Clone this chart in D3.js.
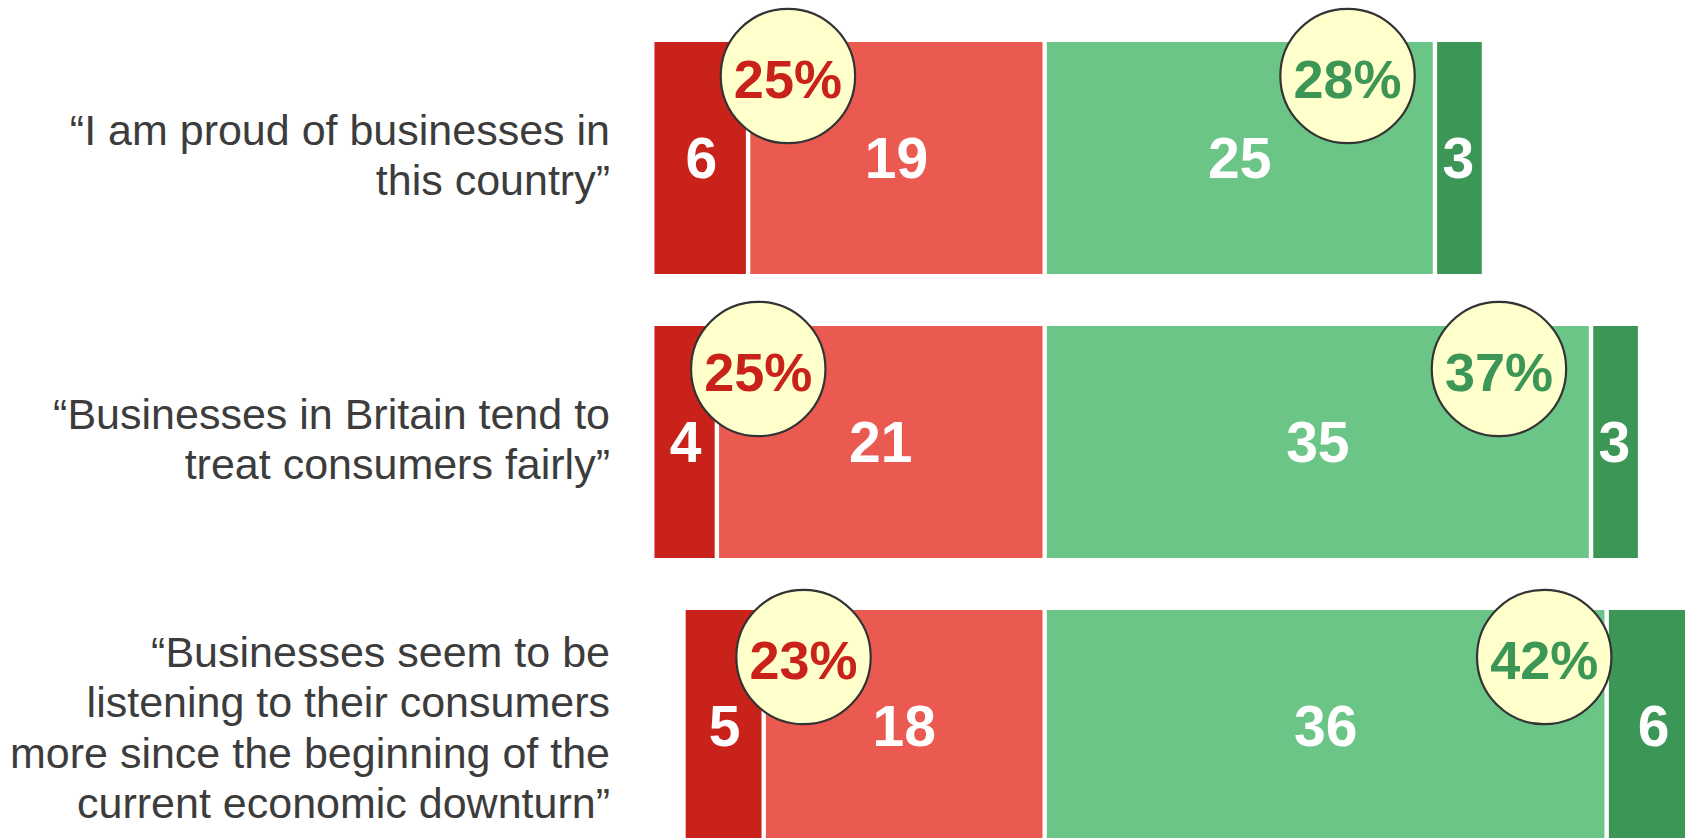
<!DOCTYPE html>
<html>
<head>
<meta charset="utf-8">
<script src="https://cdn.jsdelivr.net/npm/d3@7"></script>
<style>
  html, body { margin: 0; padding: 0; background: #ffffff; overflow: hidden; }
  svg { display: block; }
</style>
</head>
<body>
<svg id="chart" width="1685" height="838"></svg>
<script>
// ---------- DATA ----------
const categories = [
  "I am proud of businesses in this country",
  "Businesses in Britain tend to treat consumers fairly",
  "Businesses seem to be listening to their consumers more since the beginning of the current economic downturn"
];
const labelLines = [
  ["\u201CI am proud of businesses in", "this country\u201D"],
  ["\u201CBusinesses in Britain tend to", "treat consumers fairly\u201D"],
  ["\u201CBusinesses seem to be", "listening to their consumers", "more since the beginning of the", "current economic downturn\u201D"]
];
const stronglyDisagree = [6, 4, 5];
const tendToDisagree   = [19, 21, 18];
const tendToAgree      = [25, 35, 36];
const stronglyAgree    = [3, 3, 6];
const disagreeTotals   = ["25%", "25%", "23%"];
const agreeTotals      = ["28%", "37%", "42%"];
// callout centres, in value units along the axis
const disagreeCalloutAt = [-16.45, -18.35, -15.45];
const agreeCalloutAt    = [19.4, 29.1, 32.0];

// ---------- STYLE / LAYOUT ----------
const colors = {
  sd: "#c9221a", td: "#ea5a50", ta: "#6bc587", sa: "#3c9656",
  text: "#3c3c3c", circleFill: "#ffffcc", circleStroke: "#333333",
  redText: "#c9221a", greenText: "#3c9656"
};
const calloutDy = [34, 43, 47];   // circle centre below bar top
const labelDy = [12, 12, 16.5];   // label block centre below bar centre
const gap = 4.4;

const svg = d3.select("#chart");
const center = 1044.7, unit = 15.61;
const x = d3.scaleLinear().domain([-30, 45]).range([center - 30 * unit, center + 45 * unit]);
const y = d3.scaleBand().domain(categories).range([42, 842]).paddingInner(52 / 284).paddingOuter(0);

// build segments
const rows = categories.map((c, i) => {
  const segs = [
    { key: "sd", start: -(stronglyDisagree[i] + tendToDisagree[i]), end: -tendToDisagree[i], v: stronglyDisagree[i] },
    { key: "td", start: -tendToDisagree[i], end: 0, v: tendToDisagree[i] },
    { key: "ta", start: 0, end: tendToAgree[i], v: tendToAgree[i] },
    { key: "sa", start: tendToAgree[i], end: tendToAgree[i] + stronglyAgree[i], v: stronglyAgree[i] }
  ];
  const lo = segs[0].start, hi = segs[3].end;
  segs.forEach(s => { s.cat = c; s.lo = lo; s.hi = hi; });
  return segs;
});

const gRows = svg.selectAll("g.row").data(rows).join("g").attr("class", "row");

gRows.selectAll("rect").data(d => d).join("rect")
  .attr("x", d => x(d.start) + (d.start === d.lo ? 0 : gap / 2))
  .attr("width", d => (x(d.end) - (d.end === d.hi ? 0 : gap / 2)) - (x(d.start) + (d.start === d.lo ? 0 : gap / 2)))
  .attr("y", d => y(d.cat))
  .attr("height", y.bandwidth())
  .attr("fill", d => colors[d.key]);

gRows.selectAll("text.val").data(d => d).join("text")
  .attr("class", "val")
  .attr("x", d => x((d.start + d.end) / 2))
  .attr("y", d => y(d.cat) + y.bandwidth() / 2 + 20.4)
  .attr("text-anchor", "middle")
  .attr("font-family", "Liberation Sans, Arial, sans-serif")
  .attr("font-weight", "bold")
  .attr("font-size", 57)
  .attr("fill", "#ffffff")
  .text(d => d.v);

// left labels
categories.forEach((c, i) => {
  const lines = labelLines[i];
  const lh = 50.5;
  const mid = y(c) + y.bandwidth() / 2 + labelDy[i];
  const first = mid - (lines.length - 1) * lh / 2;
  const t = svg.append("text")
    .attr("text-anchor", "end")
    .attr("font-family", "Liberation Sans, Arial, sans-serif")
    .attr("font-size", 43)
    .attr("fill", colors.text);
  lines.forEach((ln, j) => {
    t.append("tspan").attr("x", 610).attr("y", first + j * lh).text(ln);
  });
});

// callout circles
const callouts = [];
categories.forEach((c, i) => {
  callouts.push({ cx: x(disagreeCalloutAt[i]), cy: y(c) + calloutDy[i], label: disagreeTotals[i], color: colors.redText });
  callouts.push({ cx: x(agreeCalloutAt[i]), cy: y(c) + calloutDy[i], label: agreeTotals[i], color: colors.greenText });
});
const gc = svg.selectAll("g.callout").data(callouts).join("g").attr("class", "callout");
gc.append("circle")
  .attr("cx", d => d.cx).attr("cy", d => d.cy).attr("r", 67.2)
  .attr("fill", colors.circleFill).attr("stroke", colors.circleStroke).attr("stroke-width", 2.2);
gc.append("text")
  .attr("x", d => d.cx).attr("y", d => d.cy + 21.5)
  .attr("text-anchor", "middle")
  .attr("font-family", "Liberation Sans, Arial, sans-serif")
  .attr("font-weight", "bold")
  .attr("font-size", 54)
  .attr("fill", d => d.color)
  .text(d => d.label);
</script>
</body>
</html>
·····
• [WHAT NEEDS TO BE DONE]:
Reproduce the full material exactly, excluding the pictures.

• [PROBLEM SOLUTION]:
Clone this chart in D3.js.
<!DOCTYPE html>
<html>
<head>
<meta charset="utf-8">
<script src="https://cdn.jsdelivr.net/npm/d3@7"></script>
<style>
  html, body { margin: 0; padding: 0; background: #ffffff; overflow: hidden; }
  svg { display: block; }
</style>
</head>
<body>
<svg id="chart" width="1685" height="838"></svg>
<script>
// ---------- DATA ----------
const categories = [
  "I am proud of businesses in this country",
  "Businesses in Britain tend to treat consumers fairly",
  "Businesses seem to be listening to their consumers more since the beginning of the current economic downturn"
];
const labelLines = [
  ["\u201CI am proud of businesses in", "this country\u201D"],
  ["\u201CBusinesses in Britain tend to", "treat consumers fairly\u201D"],
  ["\u201CBusinesses seem to be", "listening to their consumers", "more since the beginning of the", "current economic downturn\u201D"]
];
const stronglyDisagree = [6, 4, 5];
const tendToDisagree   = [19, 21, 18];
const tendToAgree      = [25, 35, 36];
const stronglyAgree    = [3, 3, 6];
const disagreeTotals   = ["25%", "25%", "23%"];
const agreeTotals      = ["28%", "37%", "42%"];
// callout centres, in value units along the axis
const disagreeCalloutAt = [-16.45, -18.35, -15.45];
const agreeCalloutAt    = [19.4, 29.1, 32.0];

// ---------- STYLE / LAYOUT ----------
const colors = {
  sd: "#c9221a", td: "#ea5a50", ta: "#6bc587", sa: "#3c9656",
  text: "#3c3c3c", circleFill: "#ffffcc", circleStroke: "#333333",
  redText: "#c9221a", greenText: "#3c9656"
};
const calloutDy = [34, 43, 47];   // circle centre below bar top
const labelDy = [12, 12, 16.5];   // label block centre below bar centre
const gap = 4.4;

const svg = d3.select("#chart");
const center = 1044.7, unit = 15.61;
const x = d3.scaleLinear().domain([-30, 45]).range([center - 30 * unit, center + 45 * unit]);
const y = d3.scaleBand().domain(categories).range([42, 842]).paddingInner(52 / 284).paddingOuter(0);

// build segments
const rows = categories.map((c, i) => {
  const segs = [
    { key: "sd", start: -(stronglyDisagree[i] + tendToDisagree[i]), end: -tendToDisagree[i], v: stronglyDisagree[i] },
    { key: "td", start: -tendToDisagree[i], end: 0, v: tendToDisagree[i] },
    { key: "ta", start: 0, end: tendToAgree[i], v: tendToAgree[i] },
    { key: "sa", start: tendToAgree[i], end: tendToAgree[i] + stronglyAgree[i], v: stronglyAgree[i] }
  ];
  const lo = segs[0].start, hi = segs[3].end;
  segs.forEach(s => { s.cat = c; s.lo = lo; s.hi = hi; });
  return segs;
});

const gRows = svg.selectAll("g.row").data(rows).join("g").attr("class", "row");

gRows.selectAll("rect").data(d => d).join("rect")
  .attr("x", d => x(d.start) + (d.start === d.lo ? 0 : gap / 2))
  .attr("width", d => (x(d.end) - (d.end === d.hi ? 0 : gap / 2)) - (x(d.start) + (d.start === d.lo ? 0 : gap / 2)))
  .attr("y", d => y(d.cat))
  .attr("height", y.bandwidth())
  .attr("fill", d => colors[d.key]);

gRows.selectAll("text.val").data(d => d).join("text")
  .attr("class", "val")
  .attr("x", d => x((d.start + d.end) / 2))
  .attr("y", d => y(d.cat) + y.bandwidth() / 2 + 20.4)
  .attr("text-anchor", "middle")
  .attr("font-family", "Liberation Sans, Arial, sans-serif")
  .attr("font-weight", "bold")
  .attr("font-size", 57)
  .attr("fill", "#ffffff")
  .text(d => d.v);

// left labels
categories.forEach((c, i) => {
  const lines = labelLines[i];
  const lh = 50.5;
  const mid = y(c) + y.bandwidth() / 2 + labelDy[i];
  const first = mid - (lines.length - 1) * lh / 2;
  const t = svg.append("text")
    .attr("text-anchor", "end")
    .attr("font-family", "Liberation Sans, Arial, sans-serif")
    .attr("font-size", 43)
    .attr("fill", colors.text);
  lines.forEach((ln, j) => {
    t.append("tspan").attr("x", 610).attr("y", first + j * lh).text(ln);
  });
});

// callout circles
const callouts = [];
categories.forEach((c, i) => {
  callouts.push({ cx: x(disagreeCalloutAt[i]), cy: y(c) + calloutDy[i], label: disagreeTotals[i], color: colors.redText });
  callouts.push({ cx: x(agreeCalloutAt[i]), cy: y(c) + calloutDy[i], label: agreeTotals[i], color: colors.greenText });
});
const gc = svg.selectAll("g.callout").data(callouts).join("g").attr("class", "callout");
gc.append("circle")
  .attr("cx", d => d.cx).attr("cy", d => d.cy).attr("r", 67.2)
  .attr("fill", colors.circleFill).attr("stroke", colors.circleStroke).attr("stroke-width", 2.2);
gc.append("text")
  .attr("x", d => d.cx).attr("y", d => d.cy + 21.5)
  .attr("text-anchor", "middle")
  .attr("font-family", "Liberation Sans, Arial, sans-serif")
  .attr("font-weight", "bold")
  .attr("font-size", 54)
  .attr("fill", d => d.color)
  .text(d => d.label);
</script>
</body>
</html>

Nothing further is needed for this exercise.